In Wild Wild Country, the Netflix film about Osho’s Rajneeshpuram religious commune in the United States, one major plotline is his rift with his closest associate, Ma Anand Sheela. It’s this story that has shaped the perception of late godman's Osho Ashram. But there’s another story, which has been arguably as significant in shaping Osho Ashram over the past three decades. It’s a story of alleged betrayal, greed and a power grab at the centre of which lie the lucrative rights to Osho’s literature and personal effects.

This story starts after Sheela’s has ended, in jail.

It’s January 19, 1990. A roomful of men and women are gathered in an auditorium at Osho Ashram in Pune’s affluent Koregaon Park, awaiting the news they have been dreading. Just after sunset, a bearded man with silver grey hair, recognised by most of them, gets up on the stage, grabs a mic and the assembly snaps to attention. They know it has happened.

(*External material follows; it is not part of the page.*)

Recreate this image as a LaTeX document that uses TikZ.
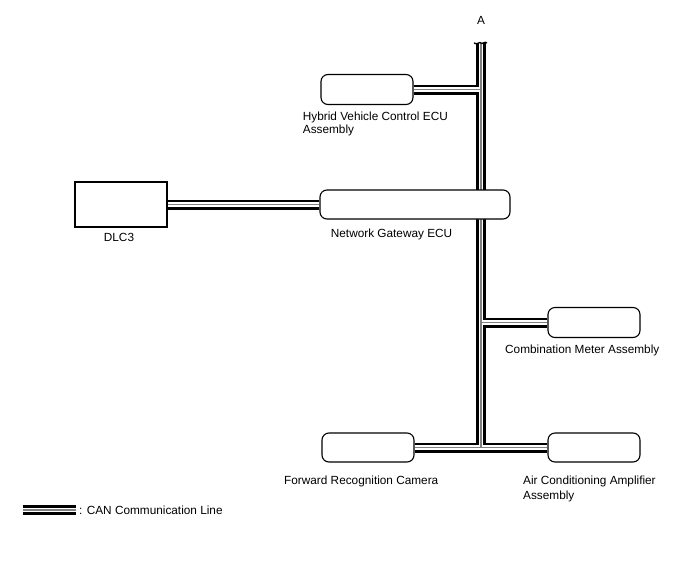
\documentclass[tikz,border=0pt]{standalone}
\usepackage{fontspec}
\setmainfont{Liberation Sans}
\usetikzlibrary{backgrounds}
\tikzset{
  ecubox/.style={draw, line width=1.1pt, rounded corners=7pt, fill=white, inner sep=0pt,
    minimum width=92pt, minimum height=30pt},
  dlcbox/.style={draw, line width=1.1pt, fill=white, inner sep=0pt,
    minimum width=92pt, minimum height=45pt},
  lbl/.style={inner sep=0pt, font=\fontsize{11.8}{12.7}\selectfont},
  canouter/.style={line width=10pt, black},
  caninner/.style={line width=4.6pt, white},
  cancore/.style={line width=1.2pt, black!50},
}
\def\canpath{(top) -- (bot)
  (hv.east) -- (hv.east -| top)
  (dlc.east) -- (gw.west)
  (cm.west) -- (cm.west -| top)
  (frc.east) -- (ac.west)
  (lgA) -- (lgB)}
\begin{document}
\begin{tikzpicture}[x=1pt,y=-1pt]
\useasboundingbox (0,0) rectangle (688,560);
% boxes
\node[ecubox] (hv) at (367,89.5) {};
\node[dlcbox] (dlc) at (121,204.5) {};
\node[ecubox, minimum width=190pt, minimum height=29pt] (gw) at (415,204.5) {};
\node[ecubox] (cm) at (594,322.5) {};
\node[ecubox, minimum height=29pt] (frc) at (368,447.5) {};
\node[ecubox, minimum height=29pt] (ac) at (594,447.5) {};
% trunk ends and legend line
\coordinate (top) at (481,43);
\coordinate (bot) at (481,447.5);
\coordinate (lgA) at (22.7,510);
\coordinate (lgB) at (75.7,510);
% CAN lines
\begin{scope}[on background layer]
  \draw[canouter] \canpath;
  \draw[caninner] \canpath;
  \draw[cancore] \canpath;
\end{scope}
% break mark at the top of the trunk
\draw[line width=1.3pt] ([xshift=-7pt]top) .. controls ([xshift=-4pt,yshift=-2.5pt]top) and ([xshift=-1pt,yshift=2pt]top) .. (top)
  .. controls ([xshift=1pt,yshift=-2pt]top) and ([xshift=4pt,yshift=2.5pt]top) .. ([xshift=6pt]top);
% labels
\node[lbl, anchor=base] (la) at (481,24) {A};
\node[lbl, anchor=north west, align=left] (lhv) at (302.7,112.1) {Hybrid Vehicle Control ECU\\Assembly};
\node[lbl, anchor=base] (ldlc) at (119,241.7) {DLC3};
\node[lbl, anchor=base west] (lgw) at (330.7,237) {Network Gateway ECU};
\node[lbl, anchor=base west] (lcm) at (505,353) {Combination Meter Assembly};
\node[lbl, anchor=base west] (lfrc) at (284,484) {Forward Recognition Camera};
\node[lbl, anchor=north west, align=left, font=\fontsize{11.8}{15.5}\selectfont] (lac) at (523,475.4) {Air Conditioning Amplifier\\Assembly};
\node[lbl, anchor=base west] (lg) at (79,514) {: CAN Communication Line};
\end{tikzpicture}
\end{document}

“Osho left his body at 5 pm,” Swami Prem Amrito breaks the news.

Amrito, born John Andrews in the United Kingdom, had long been Osho’s personal physician and one of his more prominent overseas followers. He had also been one of only two witnesses to the godman’s passing, the other being Swami Anand Jayesh, born Michael O'Byrne in Canada, who sat in a front-row seat as Andrews described to the assembly of fellow devotees their master’s last moments.

Andrews addressed the devotees again the next day, conveying to them Osho’s final wishes and directions. The most significant detail: Osho had commanded Andrews and O’Byrne to spread his word to the world. “I leave you my dream,” he’d reportedly told them.

The godman had also willed the Inner Circle, a 21-member committee of his close associates established nine months earlier to run the Osho commune, to be his inheritor, Andrews declared.

At the time Osho’s followers wouldn’t have imagined that Andrews and, especially, O’Byrne were preparing to turn their commune upside down.

In the three decades since Osho’s death, O'Byrne and Andrews, both in their 70s now, have allegedly seized intellectual property rights worth thousands of crores from Osho Ashram, inviting protests and court cases from a group of Osho’s followers.

How did they pull off such a heist? Quite easily, actually: they had allegedly faked Osho’s will.